Для нас это звучит в лучшем случае забавно. А юная австралийка, возможно, над фильмом всплакнет. Для нее все вышеизложенное - насилие над личностью. В местных семьях за помощь родителям по хозяйству принято расплачиваться деньгами: помыл папе машину или маме посуду - заработал доллар. В школе детям внушают: "Чаще помогайте старшим! Тогда вы сможете заработать больше денег". И вдруг - такая чудовищная эксплуатация... Ну, и какому же вьетнамскому подростку после этого фильма захочется говорить на языке диких, нецивилизованных предков?

Вот так проявляется на практике мультикультурализм. Узкие глаза или черная кожа - это красиво. Соус карри и утка по-пекински - это вкусно. Все вместе это - национальная культура, которую надо сохранять и множить. А вот то, что почтение к старшим и культ труда - это тоже часть культуры, австралийцы признавать не желают. Для них это дикость и бескультурье. Это - неравенство, это - несвобода, это противоречит нашим, а значит - правильным нормам жизни и, следовательно, подлежит осуждению и искоренению.

Подрубая под корень идеологию эмигранта, здешнее общество подрубает и его национальное мироощущение. Якобы процветающая под австралийским солнцем национальная культура на практике существует лишь в самой поверхностной внешней форме. Впрочем, и форму частенько тоже стараются переменить - она, как известно, связана с содержанием. Моя знакомая американская кореянка (в Америке у азиатов похожие проблемы) рассказывала мне, что самыми тяжкими испытаниями детства для нее были школьные родительские собрания, на которые ее отец всегда приходил в строгом костюме. На фоне растрепанных причесок и застиранных футболок аккуратный кореец смотрелся чудаковато, его деловой костюм американцами воспринимался как свидетельство зажатости, отсутствия спонтанности, и дочь стыдилась этого. Она приложила немало усилий, чтобы отец стал "нормальным", то есть приходил в школу таким же обормотом, как и все.

Точно так же австралийское общество борется и с яркой косметикой, обилием украшений, к которым традиционно питают пристрастие индианки и женщины из арабских стран.

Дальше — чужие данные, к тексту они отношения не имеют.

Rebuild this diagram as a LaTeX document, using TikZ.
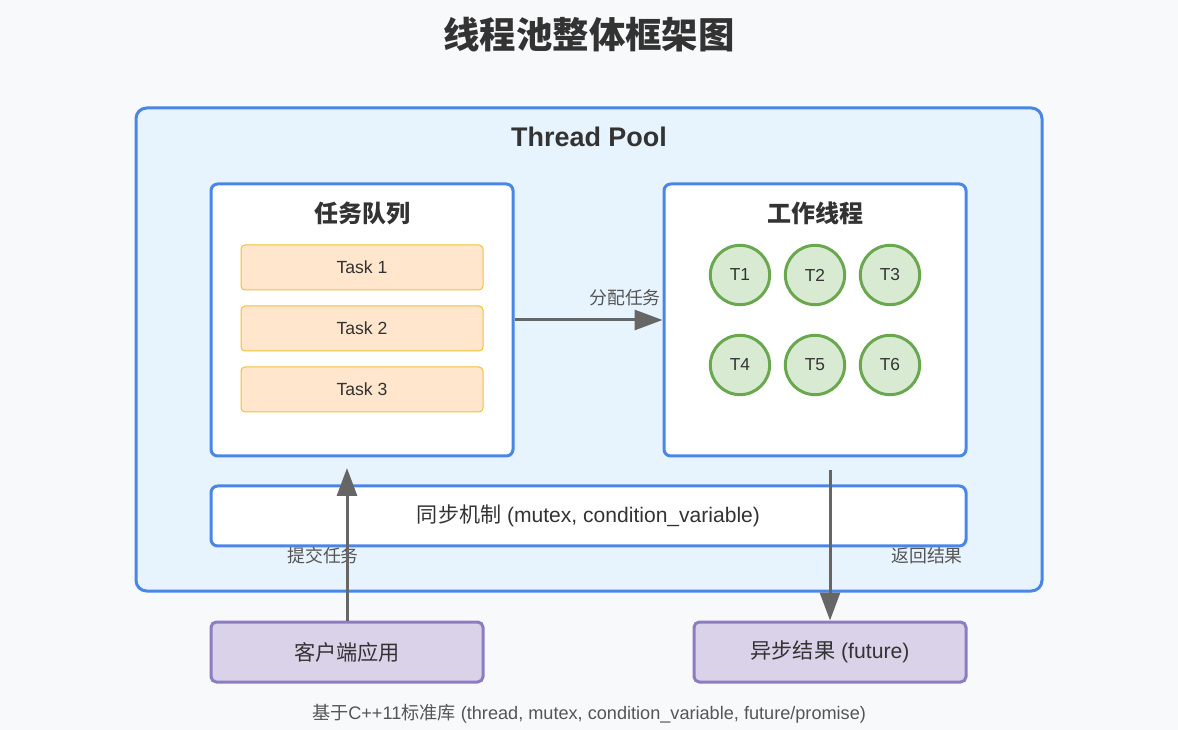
\documentclass[tikz,border=0pt]{standalone}
\usepackage{fontspec}
\setmainfont{Liberation Sans}
\newfontfamily\cjk{Noto Sans CJK SC}
\usepackage{tikz}
\usetikzlibrary{positioning}
\usetikzlibrary{arrows.meta}
\usepackage{xcolor}

\definecolor{pagebg}{HTML}{F8F9FA}
\definecolor{poolfill}{HTML}{E8F4FD}
\definecolor{poolline}{HTML}{4A86E8}
\definecolor{taskfill}{HTML}{FFE6CC}
\definecolor{taskline}{HTML}{F1C232}
\definecolor{thrfill}{HTML}{D9EAD3}
\definecolor{thrline}{HTML}{6AA84F}
\definecolor{appfill}{HTML}{D9D2E9}
\definecolor{appline}{HTML}{8E7CC3}
\definecolor{ink}{HTML}{333333}
\definecolor{arrowgray}{HTML}{666666}
\definecolor{labelgray}{HTML}{555555}

\tikzset{
    panel/.style={draw=poolline, line width=2.25pt, fill=white, rounded corners=5pt, inner sep=0pt},
    heading/.style={text=ink, font=\fontsize{18}{21}\selectfont\bfseries\cjk},
    taskbox/.style={draw=taskline, line width=0.75pt, fill=taskfill, rounded corners=3pt,
        minimum width=181.5pt, minimum height=33.75pt, inner sep=0pt, font=\fontsize{13.2}{15}\selectfont, text=ink},
    worker/.style={draw=thrline, line width=2.25pt, fill=thrfill, circle, minimum size=44.5pt,
        inner sep=0pt, font=\fontsize{13}{15}\selectfont, text=ink},
    appbox/.style={draw=appline, line width=2.25pt, fill=appfill, rounded corners=4pt,
        minimum width=204pt, minimum height=45pt, inner sep=0pt, font=\fontsize{15.9}{18}\selectfont, text=ink},
    flow/.style={draw=arrowgray, line width=2.25pt, -{Triangle[length=21pt, width=15pt]}},
    note/.style={text=labelgray, font=\fontsize{13.4}{16}\selectfont\cjk}
}

\begin{document}
\begin{tikzpicture}[x=0.75pt, y=-0.75pt]
    \fill[pagebg] (0,0) rectangle (1178,730);
    \useasboundingbox (0,0) rectangle (1178,730);

    % title
    \node[text=ink, font=\fontsize{27.3}{32}\selectfont\bfseries\cjk] (title) at (589,35) {线程池整体框架图};

    % pool
    \node[panel, fill=poolfill, rounded corners=8pt, minimum width=679.5pt, minimum height=362.25pt] (pool) at (589,349.5) {};
    \node[text=ink, font=\fontsize{20.2}{24}\selectfont\bfseries] (pooltitle) at (589,137) {Thread Pool};

    % task queue
    \node[panel, minimum width=226.5pt, minimum height=204pt] (queue) at (362,320) {};
    \node[heading] (queuetitle) at (362,213) {任务队列};
    \node[taskbox] (task1) at (362,267.5) {Task 1};
    \node[taskbox, below=11.25pt of task1] (task2) {Task 2};
    \node[taskbox, below=11.25pt of task2] (task3) {Task 3};

    % workers
    \node[panel, minimum width=226.5pt, minimum height=204pt] (workers) at (815,320) {};
    \node[heading] (workerstitle) at (815,213) {工作线程};
    \node[worker] (t1) at (740,275) {T1};
    \node[worker] (t2) at (815,275) {T2};
    \node[worker] (t3) at (890,275) {T3};
    \node[worker] (t4) at (740,365) {T4};
    \node[worker] (t5) at (815,365) {T5};
    \node[worker] (t6) at (890,365) {T6};

    % sync
    \node[panel, minimum width=566.25pt, minimum height=45pt, text=ink,
        font=\fontsize{15.8}{18}\selectfont] (sync) at (588.5,516) {{\cjk 同步机制} (mutex, condition\_variable)};

    % outside
    \node[appbox] (client) at (347,652) {\cjk 客户端应用};
    \node[appbox] (future) at (830,652) {{\cjk 异步结果} (future)};

    % labels
    \node[note] (dispatch) at (625,298) {分配任务};
    \node[note] (submit) at (323,556) {提交任务};
    \node[note] (result) at (927,556) {返回结果};

    % arrows
    \coordinate (submitend) at (347,468);
    \coordinate (resultstart) at (830,470);
    \draw[flow] (queue.east) -- (workers.west);
    \draw[flow] (client.north) -- (submitend);
    \draw[flow] (resultstart) -- (future.north);

    \node[text=labelgray, font=\fontsize{13.6}{16}\selectfont] (footer) at (589,714)
        {{\cjk 基于}C++11{\cjk 标准库} (thread, mutex, condition\_variable, future/promise)};
\end{tikzpicture}
\end{document}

Этот красочный антураж воспринимается как признак феодальной кабалы, знак стремления женщины угодить "мужским шовинистическим свиньям". Как-то видела комедию, где показана раскрашенная, как кукла, индийская девушка, в ушах которой вместо серег висят два увесистых банана, а в носу - гроздь винограда. Немудрено, что благодаря подобным комедиям молодые индианки в Австралии быстро приводятся к общему знаменателю - никаких излишеств, свободная футболка, бесформенные шорты... При этом обычай западной молодежи вешать себе кольца на пупы и изрисовывать задницы татуировками отнюдь не осуждается - наоборот, трактуется как признак духовной независимости.

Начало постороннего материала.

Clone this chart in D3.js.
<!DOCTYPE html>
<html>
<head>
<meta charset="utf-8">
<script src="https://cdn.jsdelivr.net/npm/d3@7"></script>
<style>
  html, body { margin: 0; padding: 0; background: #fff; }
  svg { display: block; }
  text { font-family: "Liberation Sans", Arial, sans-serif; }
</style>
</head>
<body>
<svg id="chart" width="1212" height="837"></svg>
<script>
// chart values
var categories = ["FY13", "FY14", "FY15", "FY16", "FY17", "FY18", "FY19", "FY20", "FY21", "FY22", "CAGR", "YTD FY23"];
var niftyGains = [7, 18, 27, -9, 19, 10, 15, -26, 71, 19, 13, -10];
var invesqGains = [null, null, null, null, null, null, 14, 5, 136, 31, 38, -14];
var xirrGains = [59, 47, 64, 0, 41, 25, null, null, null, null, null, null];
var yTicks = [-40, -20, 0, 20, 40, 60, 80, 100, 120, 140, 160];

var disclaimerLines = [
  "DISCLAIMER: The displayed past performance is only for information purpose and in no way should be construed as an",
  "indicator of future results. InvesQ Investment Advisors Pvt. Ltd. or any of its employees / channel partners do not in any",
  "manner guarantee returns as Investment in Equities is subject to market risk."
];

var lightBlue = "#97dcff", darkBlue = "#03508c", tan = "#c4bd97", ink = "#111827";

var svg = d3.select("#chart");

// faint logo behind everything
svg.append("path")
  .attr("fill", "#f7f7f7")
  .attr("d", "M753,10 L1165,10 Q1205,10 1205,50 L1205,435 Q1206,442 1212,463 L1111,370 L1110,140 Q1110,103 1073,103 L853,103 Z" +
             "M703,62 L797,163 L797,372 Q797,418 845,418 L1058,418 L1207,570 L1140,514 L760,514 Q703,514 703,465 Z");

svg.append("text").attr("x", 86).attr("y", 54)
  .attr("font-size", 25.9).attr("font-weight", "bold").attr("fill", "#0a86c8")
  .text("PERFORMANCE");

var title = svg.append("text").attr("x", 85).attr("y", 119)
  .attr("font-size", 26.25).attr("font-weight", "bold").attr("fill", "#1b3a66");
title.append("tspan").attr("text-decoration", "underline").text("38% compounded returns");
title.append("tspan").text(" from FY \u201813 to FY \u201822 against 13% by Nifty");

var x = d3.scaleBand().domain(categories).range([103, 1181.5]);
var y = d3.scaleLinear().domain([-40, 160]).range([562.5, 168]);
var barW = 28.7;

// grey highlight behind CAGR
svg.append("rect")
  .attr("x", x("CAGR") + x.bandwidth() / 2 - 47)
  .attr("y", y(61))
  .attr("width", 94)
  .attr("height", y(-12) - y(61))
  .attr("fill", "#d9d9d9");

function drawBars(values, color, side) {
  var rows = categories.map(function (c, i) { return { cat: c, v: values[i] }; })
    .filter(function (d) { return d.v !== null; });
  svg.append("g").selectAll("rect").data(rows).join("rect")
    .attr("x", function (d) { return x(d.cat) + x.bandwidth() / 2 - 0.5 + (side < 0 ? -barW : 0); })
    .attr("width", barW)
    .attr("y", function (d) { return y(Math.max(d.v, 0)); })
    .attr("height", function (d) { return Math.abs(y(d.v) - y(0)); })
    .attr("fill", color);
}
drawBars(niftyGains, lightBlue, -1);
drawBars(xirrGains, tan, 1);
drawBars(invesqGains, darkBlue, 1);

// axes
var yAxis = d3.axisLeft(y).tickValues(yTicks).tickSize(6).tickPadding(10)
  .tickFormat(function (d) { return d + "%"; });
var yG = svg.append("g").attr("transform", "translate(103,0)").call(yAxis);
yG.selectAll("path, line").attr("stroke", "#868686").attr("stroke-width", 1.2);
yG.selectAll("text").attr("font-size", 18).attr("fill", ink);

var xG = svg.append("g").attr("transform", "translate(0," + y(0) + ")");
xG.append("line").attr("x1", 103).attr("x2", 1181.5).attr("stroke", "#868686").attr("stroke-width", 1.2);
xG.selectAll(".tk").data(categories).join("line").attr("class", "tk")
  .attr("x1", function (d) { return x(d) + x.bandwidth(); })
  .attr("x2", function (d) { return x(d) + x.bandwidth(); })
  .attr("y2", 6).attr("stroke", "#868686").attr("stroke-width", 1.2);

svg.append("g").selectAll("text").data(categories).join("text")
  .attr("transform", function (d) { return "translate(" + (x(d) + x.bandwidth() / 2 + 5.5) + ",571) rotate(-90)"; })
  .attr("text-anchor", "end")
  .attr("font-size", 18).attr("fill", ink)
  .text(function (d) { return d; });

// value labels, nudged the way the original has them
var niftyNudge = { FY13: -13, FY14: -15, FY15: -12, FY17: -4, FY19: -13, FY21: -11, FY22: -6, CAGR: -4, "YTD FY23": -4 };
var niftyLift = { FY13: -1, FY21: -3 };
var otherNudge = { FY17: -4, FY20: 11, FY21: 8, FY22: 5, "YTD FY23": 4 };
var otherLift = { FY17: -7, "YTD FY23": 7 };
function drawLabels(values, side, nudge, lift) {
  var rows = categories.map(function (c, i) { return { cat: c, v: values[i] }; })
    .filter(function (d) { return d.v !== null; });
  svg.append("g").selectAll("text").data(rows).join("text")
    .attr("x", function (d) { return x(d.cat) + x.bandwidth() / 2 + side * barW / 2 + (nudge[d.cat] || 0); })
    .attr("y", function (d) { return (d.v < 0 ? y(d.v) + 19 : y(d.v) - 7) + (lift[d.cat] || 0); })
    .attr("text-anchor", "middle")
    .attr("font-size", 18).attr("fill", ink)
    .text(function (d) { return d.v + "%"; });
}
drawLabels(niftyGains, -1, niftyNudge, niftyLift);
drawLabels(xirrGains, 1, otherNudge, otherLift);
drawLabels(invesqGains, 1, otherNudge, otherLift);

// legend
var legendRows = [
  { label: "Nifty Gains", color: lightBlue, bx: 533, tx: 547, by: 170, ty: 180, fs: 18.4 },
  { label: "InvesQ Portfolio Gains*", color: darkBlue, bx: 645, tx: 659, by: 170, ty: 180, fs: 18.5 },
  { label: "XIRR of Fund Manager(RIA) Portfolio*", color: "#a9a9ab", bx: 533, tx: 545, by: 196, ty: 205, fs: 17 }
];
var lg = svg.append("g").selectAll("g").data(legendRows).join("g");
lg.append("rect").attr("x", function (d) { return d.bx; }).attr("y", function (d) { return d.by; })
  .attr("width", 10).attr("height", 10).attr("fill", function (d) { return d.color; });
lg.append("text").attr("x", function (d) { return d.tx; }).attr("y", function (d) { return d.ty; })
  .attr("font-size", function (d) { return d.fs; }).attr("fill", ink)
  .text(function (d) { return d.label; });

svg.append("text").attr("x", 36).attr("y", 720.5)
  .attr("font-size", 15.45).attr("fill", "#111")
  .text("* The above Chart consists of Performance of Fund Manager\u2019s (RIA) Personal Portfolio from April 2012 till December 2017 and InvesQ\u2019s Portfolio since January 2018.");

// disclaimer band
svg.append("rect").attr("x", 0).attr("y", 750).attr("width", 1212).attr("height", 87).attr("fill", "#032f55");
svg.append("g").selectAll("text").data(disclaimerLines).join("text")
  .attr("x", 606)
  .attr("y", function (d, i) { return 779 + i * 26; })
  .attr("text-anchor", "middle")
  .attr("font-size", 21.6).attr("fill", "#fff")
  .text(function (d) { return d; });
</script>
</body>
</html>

Так что на практике провозглашенный мультикультурализм оборачивается своей противоположностью - ассимиляцией. Пусть в Австралии она проводится в мягких перчатках, сути своей от этого не меняет. И осуждать австралийскую национальную политику я не берусь - как не берусь осуждать "пролетарский интернационализм" бывшего СССР. Государство - оно ведь нюансов не учитывает. Оно действует просто и решительно, как асфальтовый каток, по природе не склонный к сентиментальности. Сохранять реальное разнообразие культур с государственной точки зрения невыгодно, а подчас и опасно. Ведь страна - это как семья. Если в ней начинается плюрализм, значит на горизонте забрезжил развод. Народ должны скреплять единые ценности, а то получится лебедь, рак да щука с известным результатом. А единые ценности диктует тот, чьи позиции в стране сильней. Уж какие эти ценности: хорошие ли, плохие - тут, наверное, объективно судить невозможно. Мы ведь тоже смеялись над традицией продавать невест в фильме "Кавказская пленница" и искореняли этот обычай как дикий и унизительный. Хотя какие-нибудь талибы с такой оценкой не согласятся...

Вот почему, видимо, в рамках большой и сильной страны ассимиляция малых народов - явление хотя и грустное, но неизбежное. Тем более что у самих эмигрантов сопротивления она не встречает. Ведь с практической стороны язык и культура родины предков им ничего не дают, в то время как английский открывает любые двери.

Правда, из этой тенденции есть исключения. Кое-кто из эмигрантов упорно старается, вопреки ассимиляционному давлению, приучать своих детей к родной культуре, сохранить язык - хотя бы на разговорном уровне. Мне знакомы такие русские семьи. Вроде бы после каждой поездки на оставленную родину приезжают с круглыми от ужаса глазами. И все равно напрягаются, вывозят из России бабушек-дедушек в качестве культуррегеров для детей, откладывают деньги на регулярные посещения России, привозят чемоданами книги и кассеты на русском. Понося на чем свет стоит наше чернушное телевидение, ставят "тарелки", чтобы уши ребенка привыкали к русской речи... Что движет этими людьми: дальновидность, предусмотрительность? Мне почему-то кажется, что во всем этом больше не расчета, а безрассудного чувства любви и вины перед тем, что оставлено позади. Но в этом никто из бывших соотечественников не признается и под дулом пистолета.